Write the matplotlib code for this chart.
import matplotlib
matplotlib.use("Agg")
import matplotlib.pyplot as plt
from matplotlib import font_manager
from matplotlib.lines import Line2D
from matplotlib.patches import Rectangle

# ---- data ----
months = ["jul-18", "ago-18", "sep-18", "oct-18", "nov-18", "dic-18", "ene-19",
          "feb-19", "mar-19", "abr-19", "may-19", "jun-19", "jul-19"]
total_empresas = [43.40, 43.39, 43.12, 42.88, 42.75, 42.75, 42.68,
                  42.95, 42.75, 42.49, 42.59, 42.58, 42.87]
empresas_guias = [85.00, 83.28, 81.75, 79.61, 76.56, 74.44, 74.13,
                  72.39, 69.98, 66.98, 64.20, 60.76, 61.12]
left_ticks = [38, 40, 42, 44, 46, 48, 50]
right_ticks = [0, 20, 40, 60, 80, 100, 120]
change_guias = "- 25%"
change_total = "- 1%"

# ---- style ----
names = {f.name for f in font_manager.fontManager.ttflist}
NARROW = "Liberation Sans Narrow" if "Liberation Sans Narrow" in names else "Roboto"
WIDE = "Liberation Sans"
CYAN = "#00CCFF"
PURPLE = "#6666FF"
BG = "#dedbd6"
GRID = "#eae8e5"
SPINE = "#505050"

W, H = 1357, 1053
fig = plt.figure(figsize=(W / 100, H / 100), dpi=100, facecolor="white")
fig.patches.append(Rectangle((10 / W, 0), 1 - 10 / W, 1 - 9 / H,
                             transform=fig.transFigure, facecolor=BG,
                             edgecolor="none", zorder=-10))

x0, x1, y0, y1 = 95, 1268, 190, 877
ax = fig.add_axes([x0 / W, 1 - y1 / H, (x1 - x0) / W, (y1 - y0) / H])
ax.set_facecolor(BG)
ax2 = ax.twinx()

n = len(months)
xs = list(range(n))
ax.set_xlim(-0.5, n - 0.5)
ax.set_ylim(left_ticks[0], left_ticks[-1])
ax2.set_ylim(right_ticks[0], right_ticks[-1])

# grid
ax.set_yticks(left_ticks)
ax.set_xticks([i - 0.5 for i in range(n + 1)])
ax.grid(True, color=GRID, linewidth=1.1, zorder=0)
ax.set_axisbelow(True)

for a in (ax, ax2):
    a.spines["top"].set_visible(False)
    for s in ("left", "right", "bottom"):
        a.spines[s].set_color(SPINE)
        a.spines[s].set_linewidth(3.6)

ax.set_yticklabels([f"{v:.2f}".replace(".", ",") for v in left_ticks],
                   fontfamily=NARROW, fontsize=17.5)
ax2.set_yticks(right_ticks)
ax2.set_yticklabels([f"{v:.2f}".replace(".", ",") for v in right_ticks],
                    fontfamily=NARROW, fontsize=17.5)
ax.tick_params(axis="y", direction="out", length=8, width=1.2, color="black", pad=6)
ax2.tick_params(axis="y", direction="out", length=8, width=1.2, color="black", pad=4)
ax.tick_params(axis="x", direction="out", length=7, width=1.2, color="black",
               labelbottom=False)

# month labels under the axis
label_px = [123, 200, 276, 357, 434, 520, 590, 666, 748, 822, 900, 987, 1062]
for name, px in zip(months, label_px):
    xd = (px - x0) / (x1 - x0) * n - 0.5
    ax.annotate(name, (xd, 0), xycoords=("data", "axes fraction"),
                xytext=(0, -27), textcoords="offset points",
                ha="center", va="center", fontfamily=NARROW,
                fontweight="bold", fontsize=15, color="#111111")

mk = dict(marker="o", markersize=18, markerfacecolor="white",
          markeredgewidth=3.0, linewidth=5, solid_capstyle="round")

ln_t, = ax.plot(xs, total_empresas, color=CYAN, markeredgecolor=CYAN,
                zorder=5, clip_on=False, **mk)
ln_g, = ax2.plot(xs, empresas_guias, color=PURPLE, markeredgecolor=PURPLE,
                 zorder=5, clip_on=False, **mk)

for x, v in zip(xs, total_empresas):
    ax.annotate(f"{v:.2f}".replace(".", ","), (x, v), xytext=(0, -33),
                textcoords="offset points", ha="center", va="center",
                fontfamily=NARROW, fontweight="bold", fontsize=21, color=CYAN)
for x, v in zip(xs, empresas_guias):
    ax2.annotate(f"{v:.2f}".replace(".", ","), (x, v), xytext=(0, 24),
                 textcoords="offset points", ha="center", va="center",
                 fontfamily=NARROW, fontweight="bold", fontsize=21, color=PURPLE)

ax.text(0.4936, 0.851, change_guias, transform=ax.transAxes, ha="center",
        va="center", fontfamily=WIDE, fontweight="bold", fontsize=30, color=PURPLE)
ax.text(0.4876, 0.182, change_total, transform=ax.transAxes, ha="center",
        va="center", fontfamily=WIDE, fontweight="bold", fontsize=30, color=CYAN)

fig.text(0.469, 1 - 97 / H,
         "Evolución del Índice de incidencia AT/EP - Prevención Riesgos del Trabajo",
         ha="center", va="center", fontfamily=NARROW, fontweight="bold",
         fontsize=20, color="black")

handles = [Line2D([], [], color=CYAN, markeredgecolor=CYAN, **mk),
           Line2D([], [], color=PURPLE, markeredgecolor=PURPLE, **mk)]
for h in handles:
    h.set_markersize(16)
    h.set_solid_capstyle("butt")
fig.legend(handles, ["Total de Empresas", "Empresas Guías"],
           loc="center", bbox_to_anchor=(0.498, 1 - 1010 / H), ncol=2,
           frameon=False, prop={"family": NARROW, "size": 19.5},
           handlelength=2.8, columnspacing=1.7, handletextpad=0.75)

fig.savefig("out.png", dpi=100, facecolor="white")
◇ ◇ ◇
Exercise instructions:
Please write out exactly the lines from the start of the data through the line that contains "from matplotlib.patches import Rectangle", both ends included, and nothing else.

In response:
Write the matplotlib code for this chart.
import matplotlib
matplotlib.use("Agg")
import matplotlib.pyplot as plt
from matplotlib import font_manager
from matplotlib.lines import Line2D
from matplotlib.patches import Rectangle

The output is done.